Omics Data Analysis

I specialize in leveraging advanced statistical methods and developing cutting-edge software tools to process and analyze large-scale sequencing datasets. These innovations enable the discovery of meaningful patterns and relationships across diverse omics datasets, paving the way for robust hypothesis generation and data-driven insights.

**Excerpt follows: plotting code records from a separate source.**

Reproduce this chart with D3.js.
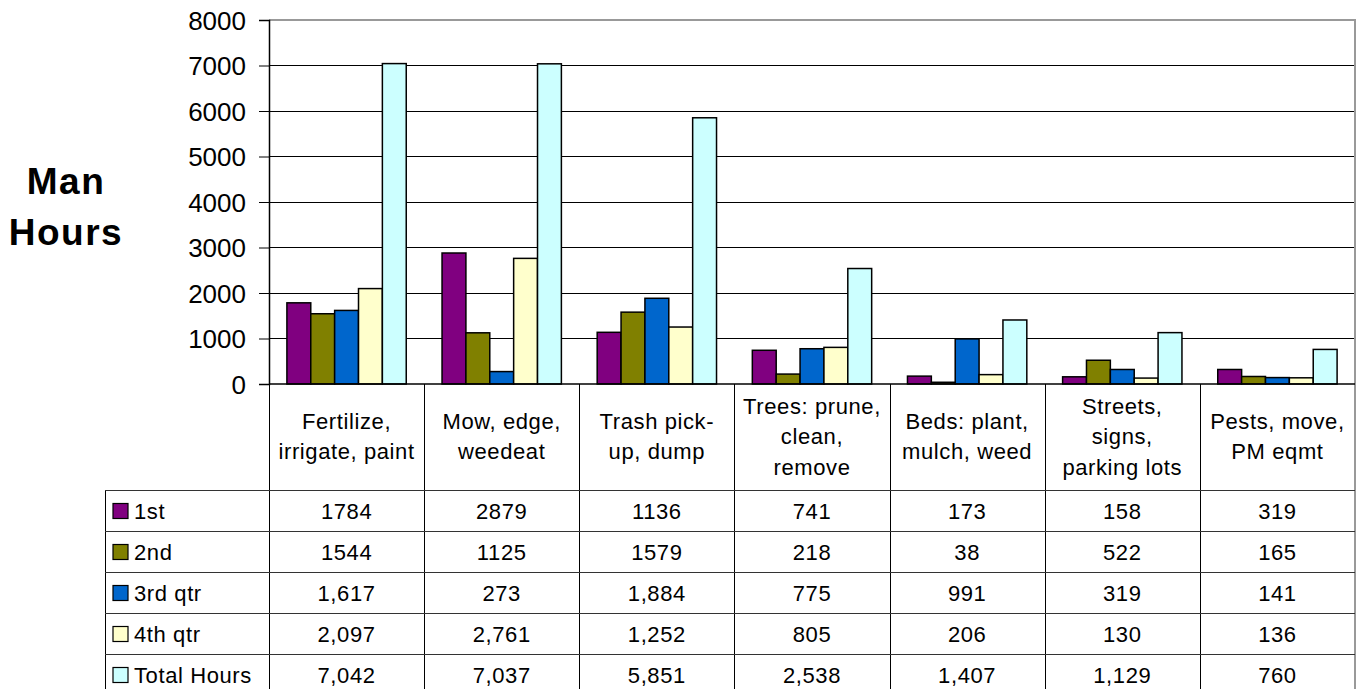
<!DOCTYPE html>
<html>
<head>
<meta charset="utf-8">
<script src="https://cdn.jsdelivr.net/npm/d3@7"></script>
<style>
  html, body { margin: 0; padding: 0; background: #fff; }
  svg { display: block; font-family: "Liberation Sans", Arial, sans-serif; }
</style>
</head>
<body>
<svg id="chart" width="1358" height="689"></svg>
<script>
// Task categories (line breaks as shown in the category row)
const categories = [
  ["Fertilize,", "irrigate, paint"],
  ["Mow, edge,", "weedeat"],
  ["Trash pick-", "up, dump"],
  ["Trees: prune,", "clean,", "remove"],
  ["Beds: plant,", "mulch, weed"],
  ["Streets,", "signs,", "parking lots"],
  ["Pests, move,", "PM eqmt"]
];

const seriesNames = ["1st", "2nd", "3rd qtr", "4th qtr", "Total Hours"];
const seriesColors = ["#800080", "#808000", "#0066CC", "#FFFFCC", "#CCFFFF"];
const useThousands = [false, false, true, true, true];

const q1 = [1784, 2879, 1136, 741, 173, 158, 319];
const q2 = [1544, 1125, 1579, 218, 38, 522, 165];
const q3 = [1617, 273, 1884, 775, 991, 319, 141];
const q4 = [2097, 2761, 1252, 805, 206, 130, 136];
const totals = [7042, 7037, 5851, 2538, 1407, 1129, 760];

const yTicks = [0, 1000, 2000, 3000, 4000, 5000, 6000, 7000, 8000];

const seriesValues = [q1, q2, q3, q4, totals];

// Layout
const plotLeft = 269, plotRight = 1355, plotTop = 20, plotBottom = 384;
const tableLeft = 105, catRowBottom = 490, rowH = 41;
const fontMain = 22;

const svg = d3.select("#chart");

const x0 = d3.scaleBand()
  .domain(d3.range(categories.length))
  .range([plotLeft, plotRight])
  .paddingInner(0).paddingOuter(0);

const x1 = d3.scaleBand()
  .domain(d3.range(seriesNames.length))
  .range([0, x0.bandwidth()])
  .paddingInner(0).paddingOuter(0.75);

const y = d3.scaleLinear().domain([0, 8000]).range([plotBottom, plotTop]);

// Gridlines
svg.append("g").selectAll("line")
  .data(yTicks.filter(t => t > 0 && t < 8000))
  .join("line")
  .attr("x1", plotLeft).attr("x2", plotRight)
  .attr("y1", d => y(d)).attr("y2", d => y(d))
  .attr("stroke", "#000").attr("stroke-width", 1)
  .attr("shape-rendering", "crispEdges");

// Plot frame (top and right in gray)
svg.append("line")
  .attr("x1", plotLeft).attr("x2", plotRight + 1)
  .attr("y1", plotTop).attr("y2", plotTop)
  .attr("stroke", "#999").attr("stroke-width", 2);
svg.append("line")
  .attr("x1", plotRight).attr("x2", plotRight)
  .attr("y1", plotTop).attr("y2", 689)
  .attr("stroke", "#999").attr("stroke-width", 2);

// Bars
const groups = svg.append("g").selectAll("g")
  .data(categories.map((c, i) => i))
  .join("g")
  .attr("transform", i => `translate(${x0(i)},0)`);

groups.selectAll("rect")
  .data(i => seriesValues.map((vals, s) => ({ s, v: vals[i] })))
  .join("rect")
  .attr("x", d => x1(d.s))
  .attr("width", x1.bandwidth())
  .attr("y", d => y(d.v))
  .attr("height", d => y(0) - y(d.v))
  .attr("fill", d => seriesColors[d.s])
  .attr("stroke", "#000")
  .attr("stroke-width", 1.5);

// Y axis
const yAxis = d3.axisLeft(y)
  .tickValues(yTicks)
  .tickFormat(d3.format("d"))
  .tickSize(10).tickPadding(13);
const ya = svg.append("g")
  .attr("transform", `translate(${plotLeft},0)`)
  .call(yAxis);
ya.select(".domain").attr("stroke", "#000").attr("stroke-width", 1.5);
ya.selectAll(".tick line").attr("stroke", "#000");
ya.selectAll(".tick text")
  .attr("font-size", 26)
  .attr("font-family", "Liberation Sans, Arial, sans-serif")
  .attr("fill", "#000")
  .attr("dy", "0.36em");

// Axis title
const title = svg.append("g")
  .attr("font-size", 37).attr("font-weight", "bold")
  .attr("letter-spacing", 1.5)
  .attr("text-anchor", "middle");
title.append("text").attr("x", 66).attr("y", 194).text("Man");
title.append("text").attr("x", 66).attr("y", 245).text("Hours");

// Baseline of the plot
svg.append("line")
  .attr("x1", plotLeft).attr("x2", plotRight)
  .attr("y1", plotBottom).attr("y2", plotBottom)
  .attr("stroke", "#000").attr("stroke-width", 1.5);

// Data table grid
const tableBottom = catRowBottom + rowH * seriesNames.length;
const grid = svg.append("g").attr("stroke", "#000").attr("stroke-width", 1)
  .attr("shape-rendering", "crispEdges");

// Column dividers
grid.selectAll("line.col")
  .data(d3.range(categories.length))
  .join("line")
  .attr("class", "col")
  .attr("x1", i => Math.round(x0(i)) + 0.5).attr("x2", i => Math.round(x0(i)) + 0.5)
  .attr("y1", plotBottom).attr("y2", tableBottom);

// Left edge of the legend column
grid.append("line")
  .attr("x1", tableLeft + 0.5).attr("x2", tableLeft + 0.5)
  .attr("y1", catRowBottom).attr("y2", tableBottom);

// Row lines
grid.selectAll("line.row")
  .data(d3.range(seriesNames.length + 1))
  .join("line")
  .attr("class", "row")
  .attr("x1", tableLeft).attr("x2", plotRight)
  .attr("y1", r => catRowBottom + r * rowH + 0.5)
  .attr("y2", r => catRowBottom + r * rowH + 0.5)
  .attr("stroke", "#333");

// Category labels
const catMid = (plotBottom + catRowBottom) / 2 + 7;
const lineH = 30.5;
svg.append("g").selectAll("text")
  .data(categories.map((lines, i) => ({ lines, i })))
  .join("text")
  .attr("text-anchor", "middle")
  .attr("font-size", fontMain)
  .attr("letter-spacing", 0.6)
  .each(function (d) {
    const t = d3.select(this);
    const n = d.lines.length;
    d.lines.forEach((ln, k) => {
      t.append("tspan")
        .attr("x", x0(d.i) + x0.bandwidth() / 2)
        .attr("y", catMid + (k - (n - 1) / 2) * lineH)
        .text(ln);
    });
  });

// Legend column
const rows = svg.append("g").selectAll("g")
  .data(seriesNames.map((name, s) => ({ name, s })))
  .join("g")
  .attr("transform", d => `translate(0,${catRowBottom + d.s * rowH})`);

rows.append("rect")
  .attr("x", 113).attr("y", rowH / 2 - 8 + 1)
  .attr("width", 15).attr("height", 15)
  .attr("fill", d => seriesColors[d.s])
  .attr("stroke", "#000").attr("stroke-width", 1.2);

rows.append("text")
  .attr("x", 134).attr("y", rowH / 2 + 8.5)
  .attr("font-size", fontMain)
  .attr("letter-spacing", 0.6)
  .text(d => d.name);

// Table values
const fmtComma = d3.format(",");
rows.selectAll("text.val")
  .data(d => seriesValues[d.s].map((v, i) => ({ v, i, s: d.s })))
  .join("text")
  .attr("class", "val")
  .attr("x", d => x0(d.i) + x0.bandwidth() / 2)
  .attr("y", rowH / 2 + 8.5)
  .attr("text-anchor", "middle")
  .attr("font-size", fontMain)
  .attr("letter-spacing", 0.6)
  .text(d => useThousands[d.s] ? fmtComma(d.v) : String(d.v));
</script>
</body>
</html>
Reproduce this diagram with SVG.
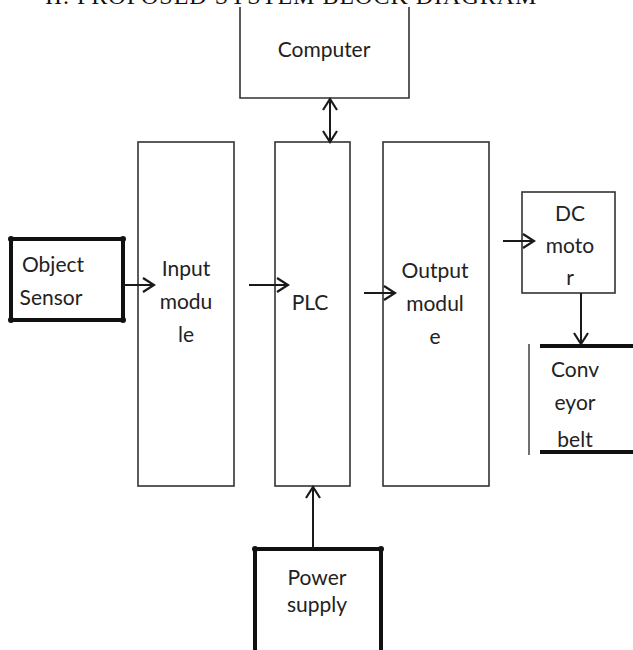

In my projects, I integrated multi-omics data from a variety of sources, including:

  • Gene expression data (RNA-seq, scRNA-seq),
  • DNA methylation profiles (Bisulfite-seq, RRBS, methylation arrays),
  • Open chromatin regions (ATAC-seq),
  • Transcription factor binding sites (ChIP-seq),
  • Data from specialized protocols and methods, such as DRIP-seq and RDIP-seq, for detecting DNA-RNA hybrids
  • Information on therapies, drugs, and biomarkers from internal and external clinical trial databases

By combining these diverse data types, I created comprehensive models that contribute to understanding complex biological systems.

Statistical Analysis

I employed a wide range of statistical techniques to extract meaningful insights from complex datasets, including:

  • Survival Analysis: Utilizing methods such as the Kaplan-Meier Estimator and Cox Proportional Hazards Model to assess time-to-event data and evaluate prognostic factors.
  • Regression Analysis: Applying linear regression and other predictive modeling techniques to uncover relationships between variables.
  • Classification Methods: Leveraging algorithms such as logistic regression, elastic net, random forests, support vector machines (SVMs), and positive-unlabeled (PU) learning for accurate predictions and classifications.
  • Unsupervised Methods: Employing dimensionality reduction and clustering techniques, including PCA, MOFA, and autoencoders, to uncover hidden structures in data.